Fri 26 Mar 2010
A Review by Dan Stumpf: RICHARD MATHESON – Someone Is Bleeding.
Posted by Steve under Reviews[4] Comments
RICHARD MATHESON – Someone Is Bleeding. Lion #137, paperback original, 1953. Reprinted in Noir – Three Novels of Suspense: Someone Is Bleeding; Fury on Sunday; Ride the Nightmare: Forge, hardcover & trade ppbk, 2005. (Previous limited edition: G & G Books, hc, 1997.) Film: Fox-Lira, France, 1974, as Les Seins de Glace (Icy Breasts).
It’s pleasantly perverse and quickly readable, this thing, Richard Matheson’s first novel — a couple hours of passion, mystery and intrigue; no great shakes in the plotting department, but quirky enough that I found myself wishing Hitchcock had turned this into Vertigo instead of the Boileau-Narcejac book, reviewed here not too long ago.
And there are some interesting similarities: David, a callow young writer, meets cute and vulnerable Peggy, a withdrawn but passionate woman whose past seems to be riddled with blank spots and contradictions. Peggy quickly gets him reacquainted with Jerry, an old college buddy turned successful bent lawyer, and with Jerry’s murderous henchman, his neurotic brother, alcoholic wife and other sundry and colorful characters.

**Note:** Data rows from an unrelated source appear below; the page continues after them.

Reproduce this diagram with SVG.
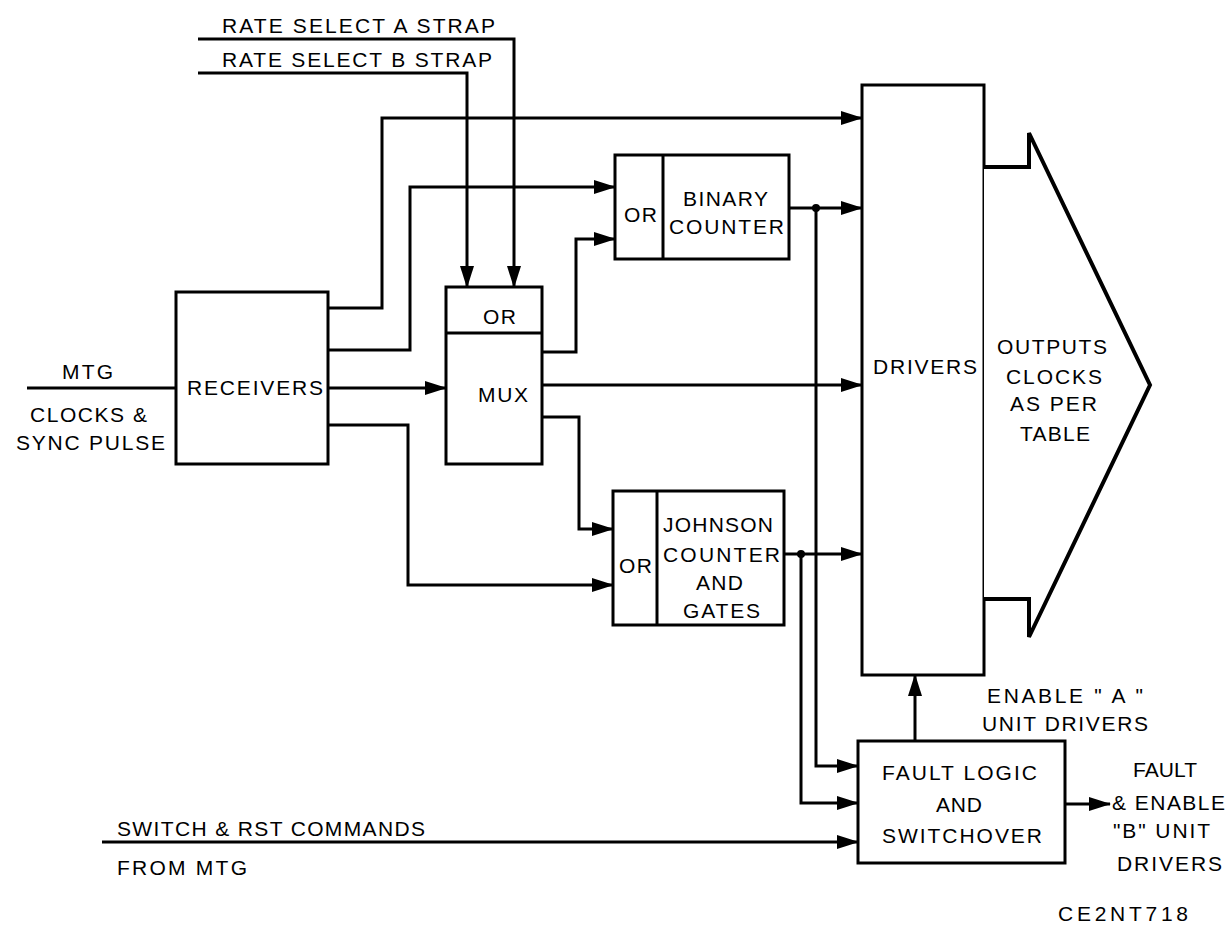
<svg xmlns="http://www.w3.org/2000/svg" width="1228" height="926" viewBox="0 0 1228 926">
<style>
.box{fill:#fff;stroke:#000;stroke-width:3}
.ln{fill:none;stroke:#000;stroke-width:3}
.arr{marker-end:url(#ah)}
text{font-family:"Liberation Sans",Arial,sans-serif;font-size:21px;fill:#000}
</style>
<defs>
<marker id="ah" markerUnits="userSpaceOnUse" viewBox="0 0 22 14" markerWidth="22" markerHeight="14" refX="21" refY="7" orient="auto">
<path d="M0,0 L22,7 L0,14 z" fill="#000"/>
</marker>
</defs>
<rect width="1228" height="926" fill="#fff"/>

<g id="connectors">
<path class="ln" d="M198,39 H514 V250"/>
<path class="ln arr" d="M514,250 V287"/>
<path class="ln" d="M198,73 H467 V250"/>
<path class="ln arr" d="M467,250 V287"/>
<path class="ln arr" d="M328,308 H382 V118 H862"/>
<path class="ln arr" d="M328,350 H410 V187 H615"/>
<path class="ln arr" d="M328,388 H446"/>
<path class="ln arr" d="M328,425 H408 V585 H613"/>
<path class="ln arr" d="M542,352 H576 V239 H615"/>
<path class="ln arr" d="M542,385 H862"/>
<path class="ln arr" d="M542,417 H579 V529 H613"/>
<path class="ln arr" d="M789,208 H862"/>
<path class="ln arr" d="M816,208 V766 H858"/>
<circle cx="816" cy="208" r="4" fill="#000"/>
<path class="ln arr" d="M784,554 H862"/>
<path class="ln arr" d="M801,554 V803 H858"/>
<circle cx="801" cy="554" r="4" fill="#000"/>
<path class="ln arr" d="M915,741 V675"/>
<path class="ln arr" d="M1065,804 H1110"/>
<path class="ln arr" d="M102,842 H858"/>
<path class="ln" d="M27,388 H176"/>
</g>

<g id="rate-labels">
<text x="222" y="33" textLength="273">RATE SELECT A STRAP</text>
<text x="222" y="66.5" textLength="270">RATE SELECT B STRAP</text>
</g>

<g id="mtg-input">
<text x="62" y="379" textLength="51">MTG</text>
<text x="30" y="422" textLength="117">CLOCKS &amp;</text>
<text x="16" y="450" textLength="149">SYNC PULSE</text>
</g>

<g id="receivers">
<rect class="box" x="176" y="292" width="152" height="172"/>
<text x="187" y="395" textLength="136">RECEIVERS</text>
</g>

<g id="mux">
<rect class="box" x="446" y="287" width="96" height="177"/>
<path class="ln" d="M446,333 H542"/>
<text x="483" y="324" textLength="33">OR</text>
<text x="478" y="402" textLength="50">MUX</text>
</g>

<g id="binary-counter">
<rect class="box" x="615" y="155" width="174" height="104"/>
<path class="ln" d="M663,155 V259"/>
<text x="624" y="222" textLength="33">OR</text>
<text x="683" y="205.7" textLength="85">BINARY</text>
<text x="669" y="234" textLength="115">COUNTER</text>
</g>

<g id="johnson-counter">
<rect class="box" x="613" y="491" width="171" height="134"/>
<path class="ln" d="M657,491 V625"/>
<text x="619" y="573" textLength="33">OR</text>
<text x="663" y="532" textLength="110">JOHNSON</text>
<text x="663" y="562" textLength="117">COUNTER</text>
<text x="696" y="590" textLength="47">AND</text>
<text x="683" y="618" textLength="77">GATES</text>
</g>

<g id="drivers">
<rect class="box" x="862" y="85" width="122" height="590"/>
<text x="873" y="374" textLength="104">DRIVERS</text>
</g>

<g id="outputs">
<path d="M984,167 H1029 V133 L1150,385 L1029,637 V599 H984" fill="#fff" stroke="#000" stroke-width="4" stroke-linejoin="miter"/>
<text x="997" y="354" textLength="110">OUTPUTS</text>
<text x="1006" y="384" textLength="96">CLOCKS</text>
<text x="1010" y="411" textLength="87">AS PER</text>
<text x="1020" y="441" textLength="70">TABLE</text>
</g>

<g id="enable-a-label">
<text x="987" y="703" textLength="156">ENABLE "  A  "</text>
<text x="982" y="731" textLength="166">UNIT DRIVERS</text>
</g>

<g id="fault-logic">
<rect class="box" x="858" y="741" width="207" height="122"/>
<text x="882" y="780" textLength="155">FAULT LOGIC</text>
<text x="936" y="812" textLength="46">AND</text>
<text x="882" y="843" textLength="160">SWITCHOVER</text>
</g>

<g id="fault-output">
<text x="1133" y="777" textLength="64">FAULT</text>
<text x="1112" y="810" textLength="113">&amp; ENABLE</text>
<text x="1113" y="838" textLength="97">"B" UNIT</text>
<text x="1117" y="871" textLength="105">DRIVERS</text>
</g>

<g id="switch-input">
<text x="117" y="836" textLength="308">SWITCH &amp; RST COMMANDS</text>
<text x="117" y="875" textLength="130">FROM MTG</text>
</g>

<g id="figure-id">
<text x="1058" y="921" textLength="130">CE2NT718</text>
</g>
</svg>
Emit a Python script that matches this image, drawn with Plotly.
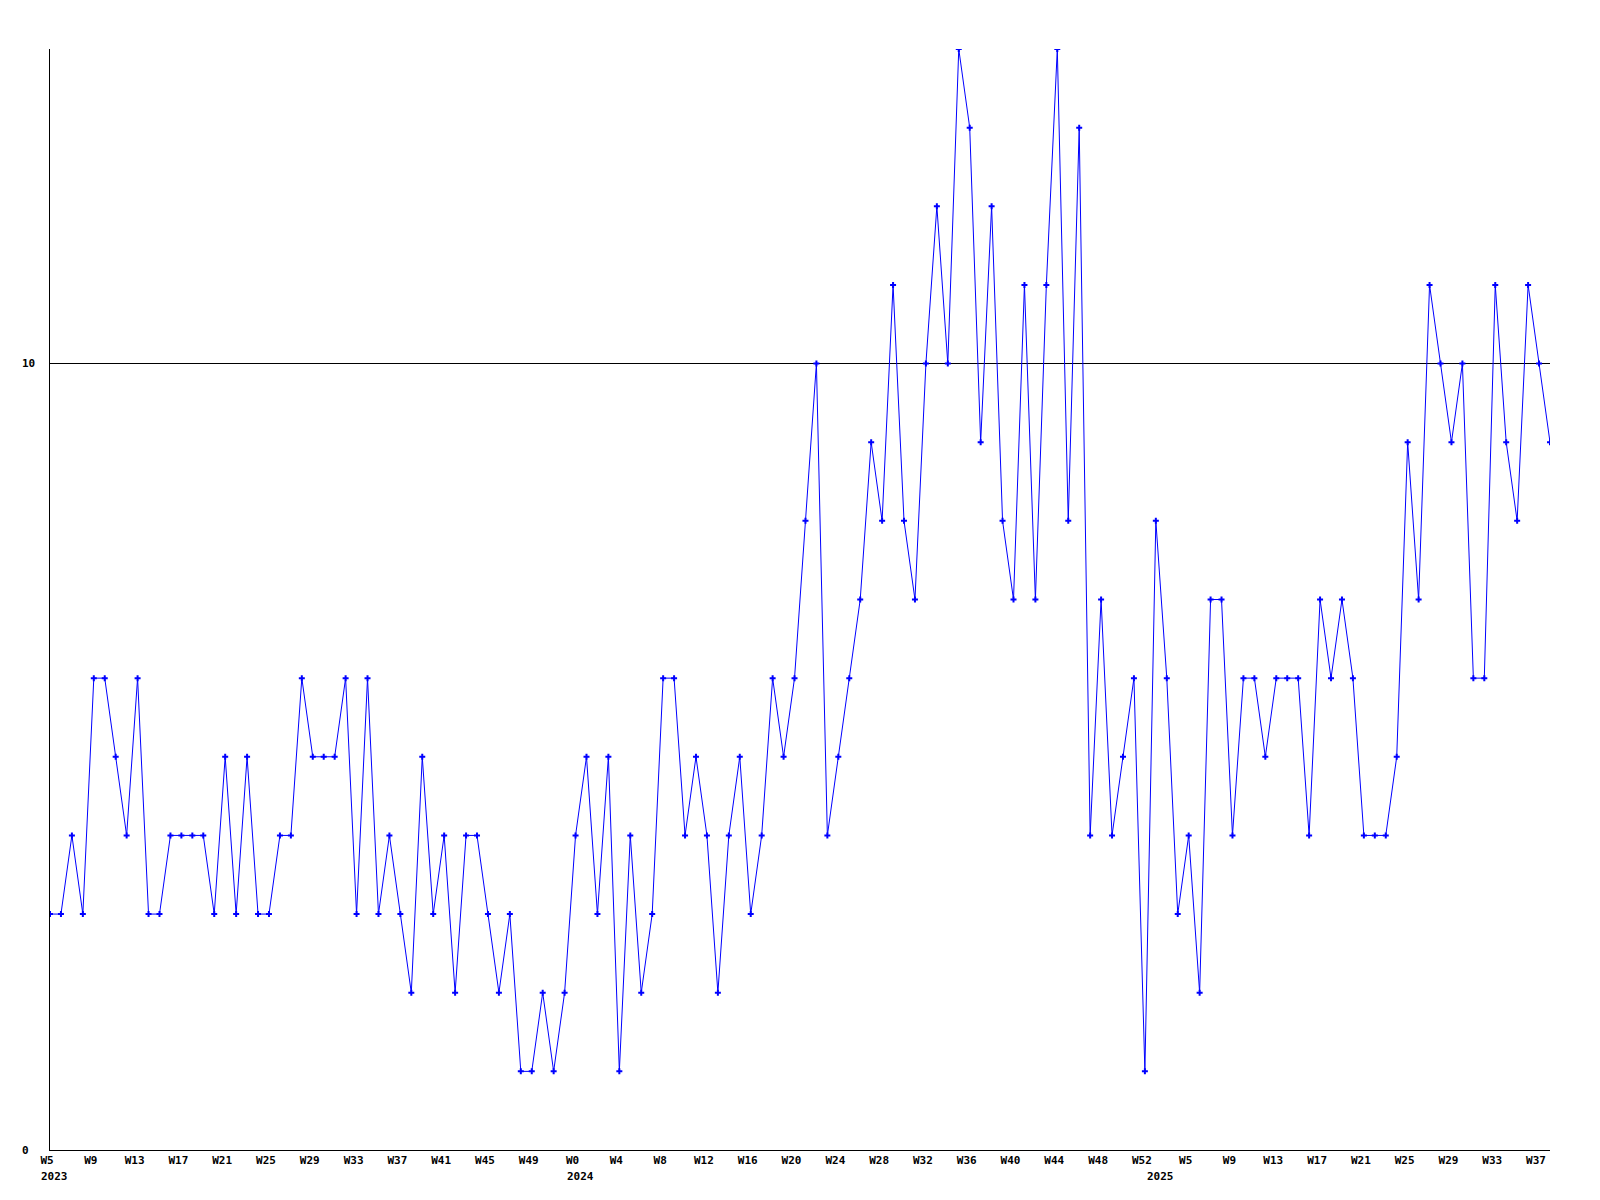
import plotly.graph_objects as go

# Weekly values, 2023 W5 .. 2025 W38 (138 weeks)
values = [
    3, 3, 4, 3, 6, 6, 5, 4, 6, 3, 3, 4, 4, 4, 4, 3, 5, 3, 5, 3, 3, 4, 4, 6,
    5, 5, 5, 6, 3, 6, 3, 4, 3, 2, 5, 3, 4, 2, 4, 4, 3, 2, 3, 1, 1, 2, 1, 2,
    4, 5, 3, 5, 1, 4, 2, 3, 6, 6, 4, 5, 4, 2, 4, 5, 3, 4, 6, 5, 6,
    8, 10, 4, 5, 6, 7, 9, 8, 11, 8, 7, 10, 12, 10, 14, 13, 9, 12, 8, 7, 11, 7, 11, 14, 8, 13,
    4, 7, 4, 5, 6, 1, 8, 6, 3, 4, 2, 7, 7, 4, 6, 6, 5, 6, 6, 6, 4, 7, 6, 7,
    6, 4, 4, 4, 5, 9, 7, 11, 10, 9, 10, 6, 6, 11, 9, 8, 11, 10, 9,
]
week_index = list(range(len(values)))

# X tick labels (every 4th week)
tick_labels = (
    ["W5", "W9", "W13", "W17", "W21", "W25", "W29", "W33", "W37", "W41", "W45", "W49"]
    + ["W0", "W4", "W8", "W12", "W16", "W20", "W24", "W28", "W32", "W36", "W40", "W44", "W48", "W52"]
    + ["W5", "W9", "W13", "W17", "W21", "W25", "W29", "W33", "W37"]
)
tick_positions = [4 * i for i in range(len(tick_labels))]

year_labels = ["2023", "2024", "2025"]
year_positions = [0, 48, 101]

y_tick_values = [0, 10]
y_tick_labels = ["0", "10"]

FONT = dict(family="DejaVu Sans Mono", size=11, color="black")
BLUE = "#0000ff"

fig = go.Figure()
fig.add_trace(go.Scatter(
    x=week_index, y=values, mode="lines+markers",
    line=dict(color=BLUE, width=1),
    marker=dict(color=BLUE, size=5, symbol="cross"),
    showlegend=False, hoverinfo="x+y",
))

annotations = []
for yr, pos in zip(year_labels, year_positions):
    annotations.append(dict(
        x=pos, xref="x", y=0, yref="paper", text="<b>%s</b>" % yr,
        showarrow=False, xanchor="left", yanchor="top", xshift=-11, yshift=-18,
        font=FONT,
    ))
for val, lab in zip(y_tick_values, y_tick_labels):
    annotations.append(dict(
        x=0, xref="paper", y=val, yref="y", text="<b>%s</b>" % lab,
        showarrow=False, xanchor="left", yanchor="middle", xshift=-30,
        font=FONT,
    ))

fig.update_layout(
    width=1600, height=1200,
    margin=dict(l=42, r=58, t=41, b=58),
    paper_bgcolor="white", plot_bgcolor="white",
    font=FONT,
    annotations=annotations,
    xaxis=dict(
        range=[0, len(values) - 1],
        tickvals=tick_positions,
        ticktext=["<b>%s</b>" % t for t in tick_labels],
        ticklabelshift=-3,
        ticks="", showgrid=False, zeroline=False,
        showline=True, linecolor="black", linewidth=1,
        tickfont=FONT,
    ),
    yaxis=dict(
        range=[0, 14],
        tickvals=y_tick_values,
        showticklabels=False,
        ticks="", showgrid=True, gridcolor="black", gridwidth=1,
        zeroline=False,
        showline=True, linecolor="black", linewidth=1,
    ),
)

fig.write_html("out.html")
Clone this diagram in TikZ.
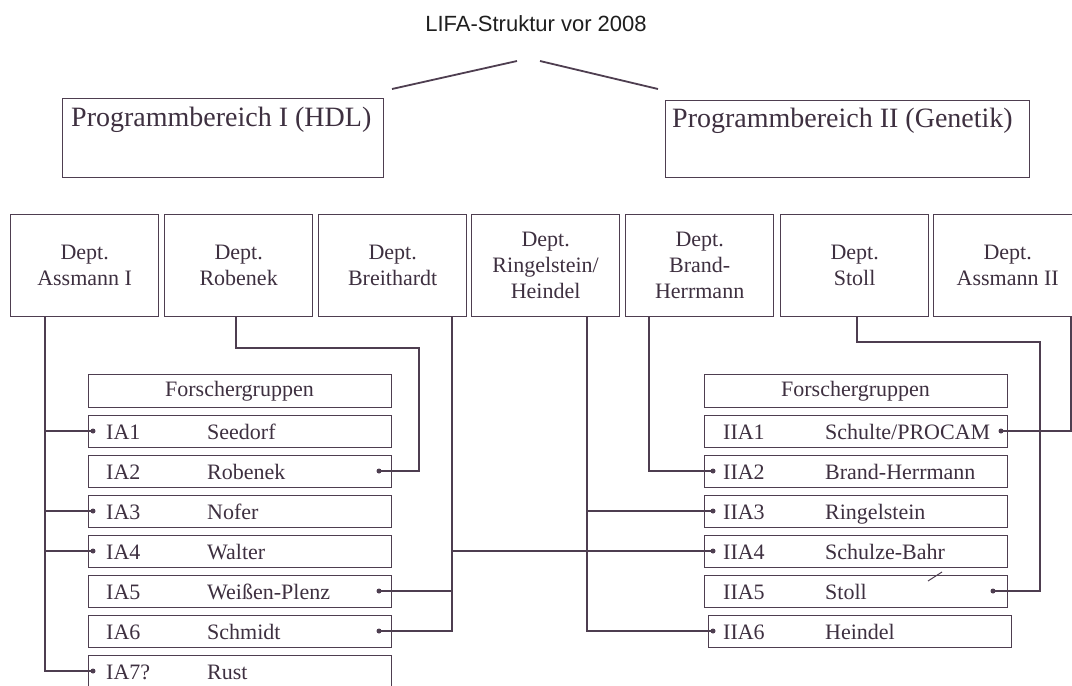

With a cast like this you can’t go far wrong, but you can go some-wrong. The problem is that David never seems to do very much; he spends the novel reacting or over-reacting to the other characters, easily swayed by whatever version of the truth he hears last, and generally getting in the way of whatever may be going on —
Which may actually be more realistic in terms of character, but hardly makes for compelling reading. What keeps the pages turning here are the lively characters, a great chase scene that seems to prefigure North by Northwest, and an ending I found really really chilling.
Editorial Comment: On the primary Mystery*File website is an interview that Ed Gorman did with Richard Matheson back in 2004. Ed introduces the interview with an overview of Richard’s career that’s as long as the interview. It’s worth the trip. (Follow the link.)
March 26th, 2010 at 10:46 pm
Dan
Yes.
And again, yes.
It’s Matheson, what more can we say.
What more need we say?
Noir is a great collection of his rarer thrillers. Anyone who hasn’t read them should. His writing was never flashy or showy, never complex or literary, just clean, literate, compact, and powerfully moving. Not many writers are equally good in short or long form in whatever genre or non-genre they choose to work in, but Matheson is.
I re-read WHAT DREAMS MAY COME after the death of my first wife. I make no claims one way or the other for its validity, but it offered something nothing else did at the time — comfort, and for some reason, hope. That alone, as anyone who has ever suffered profound grief will tell you, is an achievement worthy of only great works of literature.
And HELL HOUSE stands second only to Shirley Jackson’s THE HAUNTING OF HILL HOUSE as one of the three best haunted house novels ever written (the third is Dorothy MacArdle’s THE UNIVITED aka DARK FREEHOLD).
March 27th, 2010 at 3:10 pm
I came across this one on a spinner rack in a drug store in Old Orchard Beach, Maine — in 1968! Fastest quarter I ever spent. How it got on that rack 15 years after being published remains a mystery.
About a dozen years later I picked up an old copy of one of the (very) lesser mystery mags that touted a complete novel by Richard Matheson on its cover. I forget the name of the magazine and the name they gave the story, but it turned out to be an abridged version of Someone Is Bleeding. SIB still remains one of my favorite Matheson books.
March 27th, 2010 at 4:07 pm
Jerry
Re the spinner rack. Sounds like a back room got cleaned out, or a warehouse somewhere. Your timing was probably terrific. Made your day, I’m sure.
It didn’t take too much hunting to track down the magazine version of SOMEONE IS BLEEDING. It was published as “The Frigid Flame” in JUSTICE, October 1955.
All credit here goes to James Reasoner who reviewed the book on his blog
http://jamesreasoner.blogspot.com/2007/09/someone-is-bleeding-richard-matheson.html
and Juri Nummelin, who also remembered the short version.
— Steve
March 16th, 2018 at 4:39 pm
Actually, “The Frigid Flame” (later included in the 1997 anthology American Pulp) is not the only abridgement. Another, entitled “The Untouchable Divorcee,” appeared in the May 1956 issue of Stag. Similarly, a shorter version of Fury on Sunday, “The Frenzied Weekend,” was published in For Men Only (June 1956). Conversely, Matheson expanded his story “Now Die in It” (Mystery Tales, December 1958; reprinted in Matheson Uncollected: Volume Two) into his novel Ride the Nightmare.